■ WHAT THE TASK REQUIRES ■
Begin at the first line of the data and copy each line through the one containing "base = alt.Chart(df)", that line included, with no pictures.

========================

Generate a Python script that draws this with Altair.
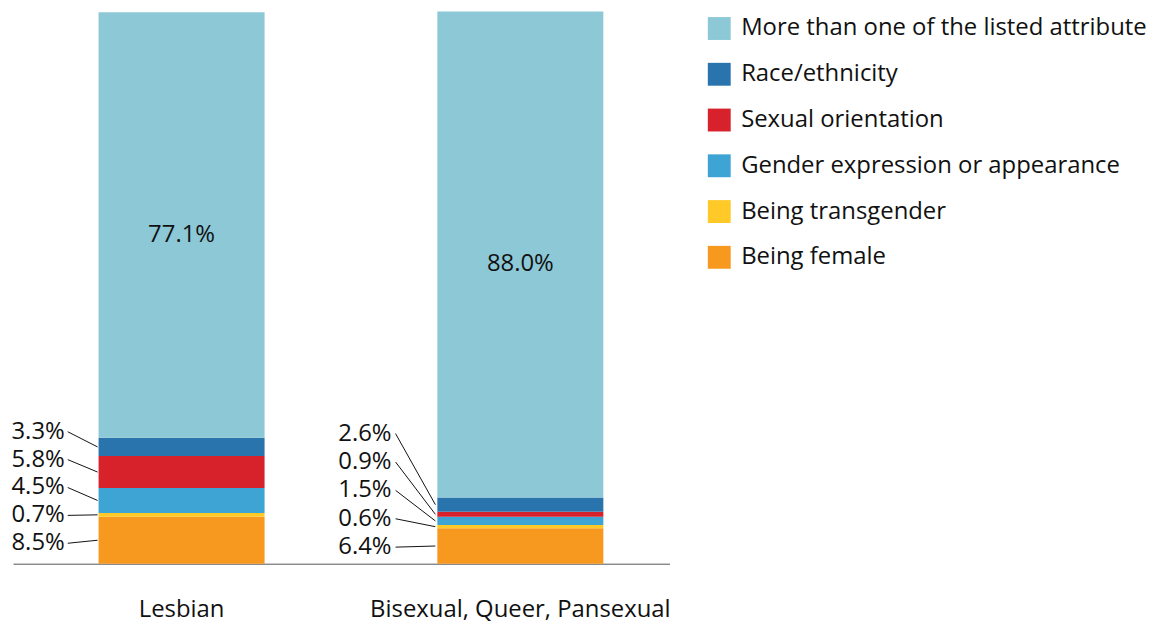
import altair as alt
import pandas as pd

categories = ["Lesbian", "Bisexual, Queer, Pansexual"]
attributes = [
    "Being female",
    "Being transgender",
    "Gender expression or appearance",
    "Sexual orientation",
    "Race/ethnicity",
    "More than one of the listed attribute",
]
lesbian_values = [8.5, 0.7, 4.5, 5.8, 3.3, 77.1]
bi_values = [6.4, 0.6, 1.5, 0.9, 2.6, 88.0]
colors = ["#F7981F", "#FFC928", "#3EA4D4", "#D7212B", "#2A74AE", "#8CC8D6"]

# layout constants for the stacked label ladder (in value units)
LADDER = {"Lesbian": (3.7, 5.05), "Bisexual, Queer, Pansexual": (3.0, 5.14)}

rows = []
for cat, vals in zip(categories, [lesbian_values, bi_values]):
    start = 0.0
    lb, ls = LADDER[cat]
    for i, (att, v) in enumerate(zip(attributes, vals)):
        end = start + v
        rows.append({
            "cat": cat, "att": att, "value": v, "start": start, "end": end,
            "mid": (start + end) / 2, "order": i,
            "slot": lb + i * ls,
            "big": i == len(vals) - 1,
        })
        start = end
df = pd.DataFrame(rows)

FONT = "Open Sans"
FS = 24

xenc = alt.X(
    "cat:N", sort=categories, title=None,
    scale=alt.Scale(paddingInner=0.51, paddingOuter=0.224, align=0.564),
    axis=alt.Axis(labelAngle=0, ticks=False, domainColor="#555555", labelFontSize=FS,
                  labelColor="#111111", labelPadding=34, labelFont=FONT, labelLimit=600),
)
yscale = alt.Scale(domain=[0, 100], nice=False)

base = alt.Chart(df)

bars = base.mark_bar().encode(
    x=xenc,
    y=alt.Y("start:Q", scale=yscale, axis=None),
    y2="end:Q",
    color=alt.Color(
        "att:N",
        scale=alt.Scale(domain=attributes[::-1], range=colors[::-1]),
        legend=alt.Legend(title=None, orient="none", legendX=698, legendY=5,
                          symbolType="square",
                          symbolSize=529, symbolStrokeWidth=0, symbolOpacity=1,
                          labelFontSize=FS, labelFont=FONT, labelColor="#111111",
                          rowPadding=22, labelLimit=600, labelOffset=10),
    ),
)

big_text = base.transform_filter("datum.big").transform_calculate(
    label="format(datum.value, '.1f') + '%'"
).mark_text(fontSize=FS, font=FONT, color="#111111", baseline="middle", dy=10).encode(
    x=alt.X("cat:N", sort=categories),
    y=alt.Y("mid:Q", scale=yscale),
    text="label:N",
)

layers = [bars, big_text]
for cat, tdx, lx0, lx1 in [("Lesbian", -34, -31, -1), ("Bisexual, Queer, Pansexual", -46, -42, -2)]:
    small = base.transform_filter(f"!datum.big && datum.cat == '{cat}'").transform_calculate(
        label="format(datum.value, '.1f') + '%'"
    )
    txt = small.mark_text(fontSize=FS, font=FONT, color="#111111", align="right",
                          baseline="middle", dx=tdx).encode(
        x=alt.X("cat:N", sort=categories, bandPosition=0),
        y=alt.Y("slot:Q", scale=yscale),
        text="label:N",
    )
    lines = small.mark_rule(color="#111111", strokeWidth=1, xOffset=lx0, x2Offset=lx1).encode(
        x=alt.X("cat:N", sort=categories, bandPosition=0),
        x2=alt.X2("cat:N", bandPosition=0),
        y=alt.Y("slot:Q", scale=yscale),
        y2="mid:Q",
    )
    layers += [lines, txt]

chart = alt.layer(*layers).properties(
    width=660, height=555,
    padding={"left": 3, "top": 2, "right": 0, "bottom": 0},
).configure(font=FONT, view=alt.ViewConfig(stroke=None))

chart.save("out.html", embed_options={"renderer": "svg", "actions": False})
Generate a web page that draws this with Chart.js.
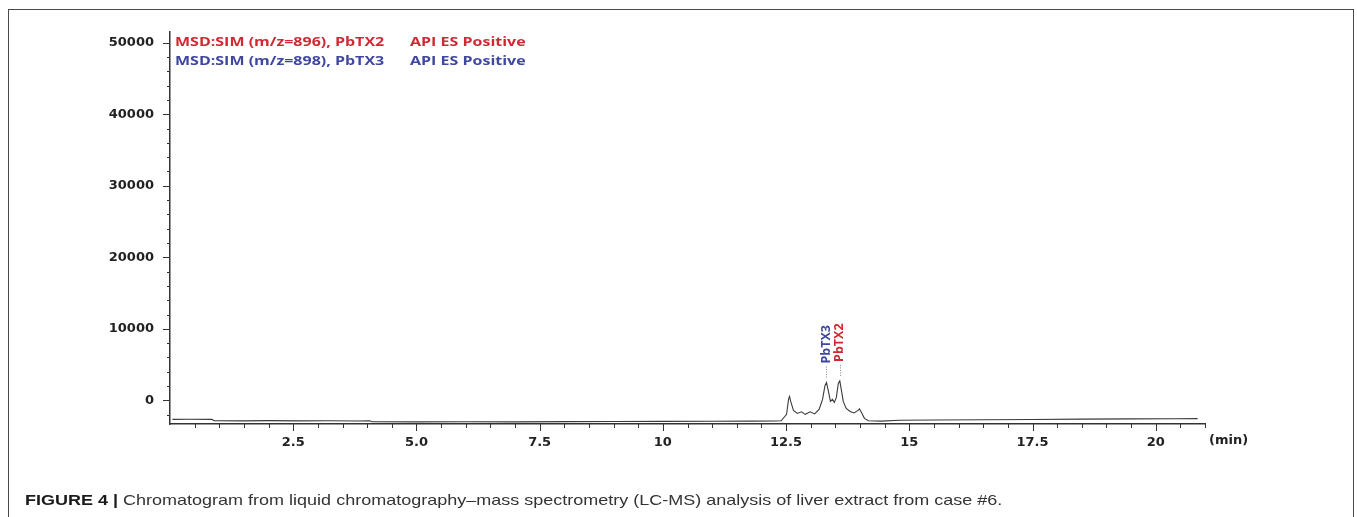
<!DOCTYPE html>
<html>
<head>
<meta charset="utf-8">
<script src="https://cdn.jsdelivr.net/npm/chart.js@4.4.1/dist/chart.umd.min.js"></script>
<style>
  html, body { margin: 0; padding: 0; background: #fff; }
  #wrap { position: relative; width: 1357px; height: 517px; overflow: hidden; }
  canvas { position: absolute; left: 0; top: 0; }
  #frame { position: absolute; left: 8px; top: 9px; width: 1344px; height: 530px; border: 1.5px solid #4a4a4a; pointer-events: none; }
  #caption { position: absolute; left: 25px; top: 491px; font-family: "Liberation Sans", Arial, sans-serif; font-size: 15px; color: #333; white-space: nowrap; transform: scaleX(1.2); transform-origin: left top; }
  #caption b { color: #1a1a1a; }
</style>
</head>
<body>
<div id="wrap">
  <canvas id="chromChart" width="1357" height="517"></canvas>
  <div id="frame"></div>
  <div id="caption"><b>FIGURE 4 |</b> Chromatogram from liquid chromatography–mass spectrometry (LC-MS) analysis of liver extract from case #6.</div>
</div>
<script>
// retention time (min) and detector signal
const traceTime = [
  0.05, 0.4, 0.85, 0.9, 1.5, 2.0, 2.6, 3.2, 3.8, 4.05, 4.1, 5.0, 6.0, 7.0, 8.0, 9.0, 10.0, 11.0, 11.8, 12.3,
  12.40, 12.51, 12.55, 12.57, 12.60, 12.65, 12.73, 12.81, 12.89, 12.99, 13.08, 13.17, 13.24, 13.29, 13.32,
  13.36, 13.40, 13.44, 13.48, 13.52, 13.56, 13.59, 13.62, 13.66, 13.72, 13.80, 13.88, 13.96, 13.99, 14.03,
  14.09, 14.17, 14.43, 14.8, 15.5, 16.5, 17.5, 18.5, 19.5, 20.4, 20.85
];
const traceIntensity = [
  -2650, -2640, -2660, -2840, -2860, -2830, -2870, -2850, -2880, -2860, -2990, -3000, -2980, -3000, -2970, -2950, -2930, -2920, -2900, -2880,
  -2850, -1950, 140, 560, -280, -1400, -1820, -1600, -1950, -1600, -1890, -1260, 140, 2100, 2500,
  1260, -140, 140, -280, 420, 2370, 2720, 1540, -140, -1120, -1540, -1750, -1400, -1190, -1680,
  -2510, -2850, -2900, -2780, -2750, -2700, -2680, -2620, -2580, -2560, -2550
];

const xMajorValues = [2.5, 5, 7.5, 10, 12.5, 15, 17.5, 20];
const xMajorLabels = ['2.5', '5.0', '7.5', '10', '12.5', '15', '17.5', '20'];
const yMajorValues = [0, 10000, 20000, 30000, 40000, 50000];
const yMajorLabels = ['0', '10000', '20000', '30000', '40000', '50000'];

const legendLines = ['MSD:SIM (m/z=896), PbTX2', 'MSD:SIM (m/z=898), PbTX3'];
const legendModes = ['API ES Positive', 'API ES Positive'];
const legendColors = ['#cf2a33', '#3f47a0'];

const peakNames = ['PbTX3', 'PbTX2'];
const peakTimes = [13.32, 13.59];
const peakColors = ['#3f47a0', '#cf2a33'];

const xMinor = [];
for (let v = 0.5; v <= 21; v += 0.5) xMinor.push(v);
const yMinor = [];
for (let v = -2000; v <= 50000; v += 2000) yMinor.push(v);

const SX = 1.28;
function stretchText(ctx, text, x, y) {
  ctx.save();
  ctx.translate(x, y);
  ctx.scale(SX, 1);
  ctx.fillText(text, 0, 0);
  ctx.restore();
}

const decorations = {
  id: 'decorations',
  afterDraw(chart) {
    const ctx = chart.ctx;
    const xs = chart.scales.x, ys = chart.scales.y, area = chart.chartArea;
    ctx.save();

    // tick marks
    ctx.strokeStyle = '#333';
    ctx.lineWidth = 1;
    ctx.beginPath();
    xMinor.forEach(v => {
      const px = Math.round(xs.getPixelForValue(v)) + 0.5;
      const len = xMajorValues.includes(v) ? 7 : 4;
      ctx.moveTo(px, area.bottom);
      ctx.lineTo(px, area.bottom + len);
    });
    yMinor.forEach(v => {
      const py = Math.round(ys.getPixelForValue(v)) + 0.5;
      const len = yMajorValues.includes(v) ? 7 : 3;
      ctx.moveTo(area.left - len, py);
      ctx.lineTo(area.left, py);
    });
    ctx.stroke();

    // axis unit
    ctx.fillStyle = '#222';
    ctx.font = 'bold 13px "DejaVu Sans"';
    ctx.textBaseline = 'middle';
    ctx.textAlign = 'left';
    ctx.fillText('(min)', area.right + 4, area.bottom + 17);

    // legend lines in the top-left corner
    ctx.font = 'bold 12.5px "Open Sans"';
    ctx.textBaseline = 'alphabetic';
    legendLines.forEach((t, i) => {
      ctx.fillStyle = legendColors[i];
      stretchText(ctx, t, area.left + 5, 46 + i * 18.5);
      stretchText(ctx, legendModes[i], area.left + 240, 46 + i * 18.5);
    });

    // peak labels with dotted leaders
    peakNames.forEach((name, i) => {
      let best = 0;
      traceTime.forEach((t, k) => {
        if (Math.abs(t - peakTimes[i]) < Math.abs(traceTime[best] - peakTimes[i])) best = k;
      });
      const px = xs.getPixelForValue(peakTimes[i]);
      const py = ys.getPixelForValue(traceIntensity[best]);
      ctx.strokeStyle = '#888';
      ctx.setLineDash([1, 1.5]);
      ctx.beginPath();
      ctx.moveTo(Math.round(px) + 0.5, py - 5);
      ctx.lineTo(Math.round(px) + 0.5, py - 16);
      ctx.stroke();
      ctx.setLineDash([]);
      ctx.save();
      ctx.translate(px, py - 19);
      ctx.rotate(-Math.PI / 2);
      ctx.fillStyle = peakColors[i];
      ctx.font = 'bold 12.5px "Open Sans"';
      ctx.textAlign = 'left';
      ctx.textBaseline = 'middle';
      ctx.fillText(name, 0, 0);
      ctx.restore();
    });

    ctx.restore();
  }
};

const ctx = document.getElementById('chromChart').getContext('2d');
new Chart(ctx, {
  type: 'line',
  data: {
    datasets: [{
      label: 'signal',
      data: traceTime.map((t, i) => ({x: t, y: traceIntensity[i]})),
      borderColor: '#3a3a3a',
      borderWidth: 1.1,
      pointRadius: 0,
      tension: 0,
      fill: false
    }]
  },
  options: {
    responsive: false,
    animation: false,
    events: [],
    layout: {padding: {left: 0, right: 152, top: 32, bottom: 62}},
    plugins: {legend: {display: false}, tooltip: {enabled: false}},
    scales: {
      x: {
        type: 'linear',
        min: 0,
        max: 21,
        afterBuildTicks: (scale) => { scale.ticks = xMinor.map(v => ({value: v})); },
        afterFit: (scale) => { scale.height = 31; },
        grid: {display: false},
        border: {display: true, color: '#333', width: 1.5},
        ticks: {
          autoSkip: false,
          maxRotation: 0,
          padding: 3,
          color: '#222',
          font: {family: 'DejaVu Sans', weight: 'bold', size: 13},
          callback: (v) => {
            const k = xMajorValues.indexOf(v);
            return k >= 0 ? xMajorLabels[k] : '';
          }
        }
      },
      y: {
        min: -3300,
        max: 51500,
        afterBuildTicks: (scale) => { scale.ticks = yMinor.map(v => ({value: v})); },
        afterFit: (scale) => { scale.width = 170; },
        grid: {display: false},
        border: {display: true, color: '#333', width: 1.5},
        ticks: {
          autoSkip: false,
          padding: 8,
          color: '#222',
          font: {family: 'DejaVu Sans', weight: 'bold', size: 13},
          callback: (v) => {
            const k = yMajorValues.indexOf(v);
            return k >= 0 ? yMajorLabels[k] : '';
          }
        }
      }
    }
  },
  plugins: [decorations]
});
</script>
</body>
</html>
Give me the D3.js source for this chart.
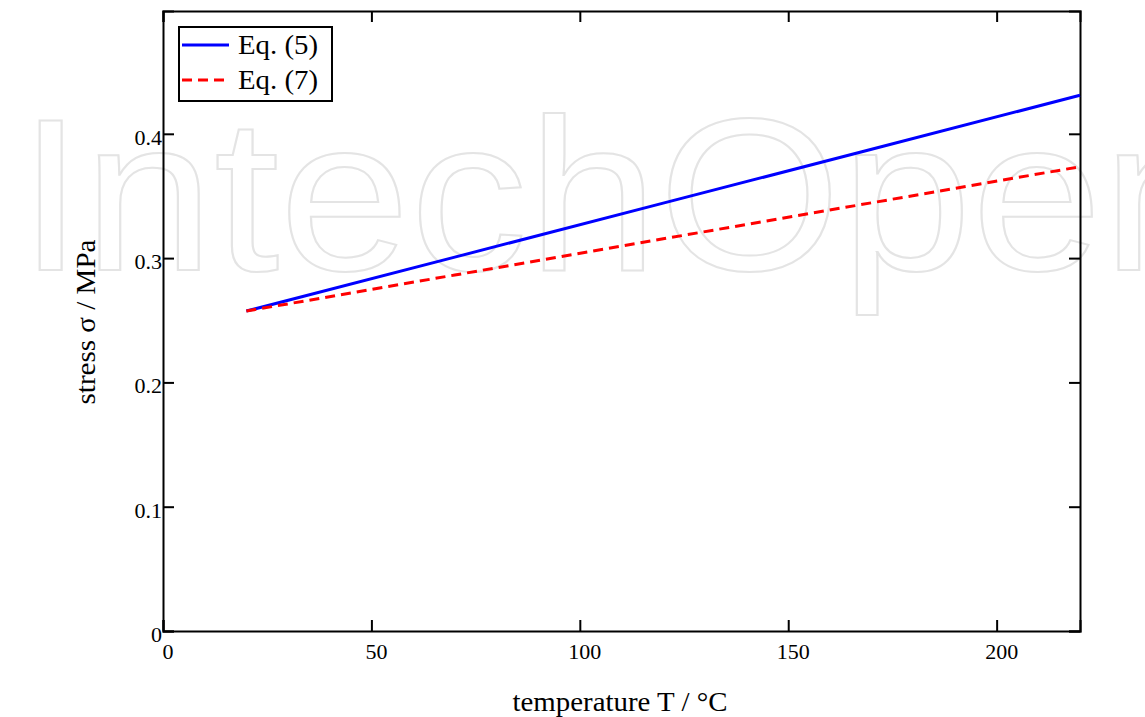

========================

■ THE RESPONSE ■
Generate a Python script that draws this with Altair.
import altair as alt
import pandas as pd

categories = ["Lesbian", "Bisexual, Queer, Pansexual"]
attributes = [
    "Being female",
    "Being transgender",
    "Gender expression or appearance",
    "Sexual orientation",
    "Race/ethnicity",
    "More than one of the listed attribute",
]
lesbian_values = [8.5, 0.7, 4.5, 5.8, 3.3, 77.1]
bi_values = [6.4, 0.6, 1.5, 0.9, 2.6, 88.0]
colors = ["#F7981F", "#FFC928", "#3EA4D4", "#D7212B", "#2A74AE", "#8CC8D6"]

# layout constants for the stacked label ladder (in value units)
LADDER = {"Lesbian": (3.7, 5.05), "Bisexual, Queer, Pansexual": (3.0, 5.14)}

rows = []
for cat, vals in zip(categories, [lesbian_values, bi_values]):
    start = 0.0
    lb, ls = LADDER[cat]
    for i, (att, v) in enumerate(zip(attributes, vals)):
        end = start + v
        rows.append({
            "cat": cat, "att": att, "value": v, "start": start, "end": end,
            "mid": (start + end) / 2, "order": i,
            "slot": lb + i * ls,
            "big": i == len(vals) - 1,
        })
        start = end
df = pd.DataFrame(rows)

FONT = "Open Sans"
FS = 24

xenc = alt.X(
    "cat:N", sort=categories, title=None,
    scale=alt.Scale(paddingInner=0.51, paddingOuter=0.224, align=0.564),
    axis=alt.Axis(labelAngle=0, ticks=False, domainColor="#555555", labelFontSize=FS,
                  labelColor="#111111", labelPadding=34, labelFont=FONT, labelLimit=600),
)
yscale = alt.Scale(domain=[0, 100], nice=False)

base = alt.Chart(df)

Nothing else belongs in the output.